Miller walked back to the lobby’s door. He did not look at the women behind the desk; heading toward the low stucco apartment building located near the railroad. Miller wondered if gunfire might come again. It might strike at him at any time, he knew from the dark, but he made it safely to the Riverview apartments.
He acted with practiced speed.
He pressed the superintendent’s bell and waited. The door catch rattled, Miller pushed the door open and strode down the hall, upstairs and to the end of the hall. He climbed the iron ladder to the roof, thrusting away the hatch cover which he had unhooked previously; he found the fire escape and went down it. The shade was half drawn on the lighted window of Alvin Rodgers and Thomas Younger’s apartment. Miller crouched, the breath rushed from him. Alvin Rodgers was lying quietly in bed, as he had the last time Miller had been there, wearing dark glasses, his plaster cast leg supported by ropes and pullies. Younger was bent over his patient in the act of taking a fever thermometer from him. The big, shaggy haired doctor turned at the window.

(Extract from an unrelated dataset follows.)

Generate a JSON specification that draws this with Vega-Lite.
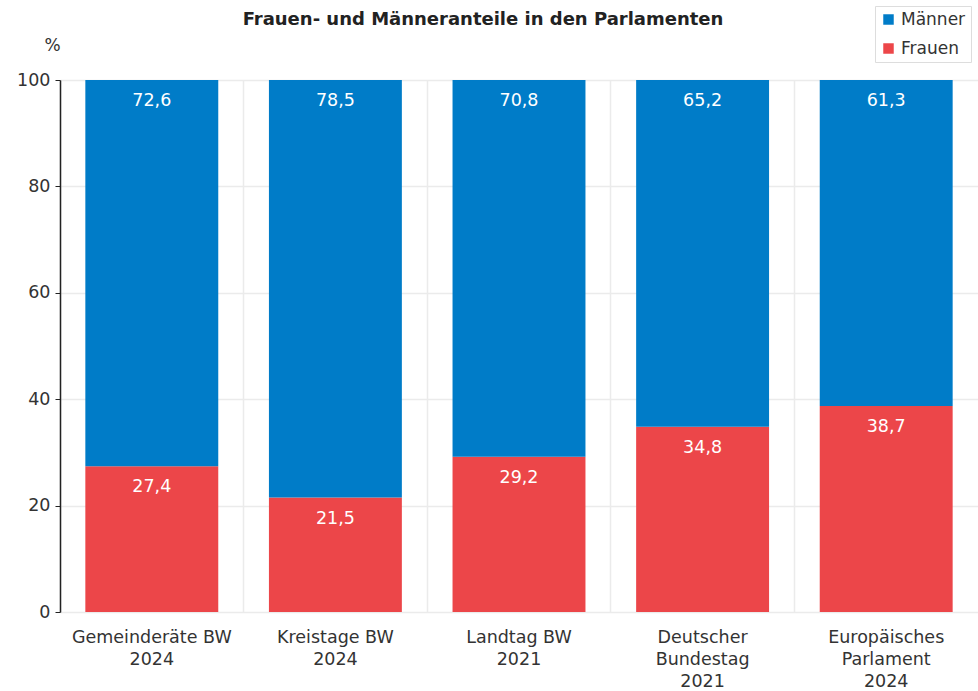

He came slowly forward and raised the blinds. He peered out at Miller, then turned the window lock open and raised the sash, “Say, don’t you ever go anyplace Miller, without coming in at a window?” Miller put a leg through the opening and slid inside. Rodgers had rolled his head on the pillow watching. The fringe of hair on his bald head was white, even against the white of the pillow.
“How long have you been here?” Miller demanded as Younger eyed him.
“How long have you been here? You haven’t been here in this room right along.”
Younger turned to Rodgers, “you know what he means?” Rodgers cleared his throat, “what’s the matter son?” He asked Miller “is anything wrong?”
“No,” Said Miller, “not much, not much at all. Except for your assaulting me, you had your hat brim pulled down and your coat collar up, but I recognized you.”
Younger’s dark brows drew together. He touched Miller’s coat sleeve and circled him as if to get a better look at him, shadows deepened into little black splotches at the inside of Younger’s eyes. Miller shoved the erstwhile doctor’s hand free. “Lay off me Younger!” He wanted to strike out with violence. “You’ve been very clever up until now; you’ve operated smoothly, with Rodgers here pretending to be laid up with a broken leg.”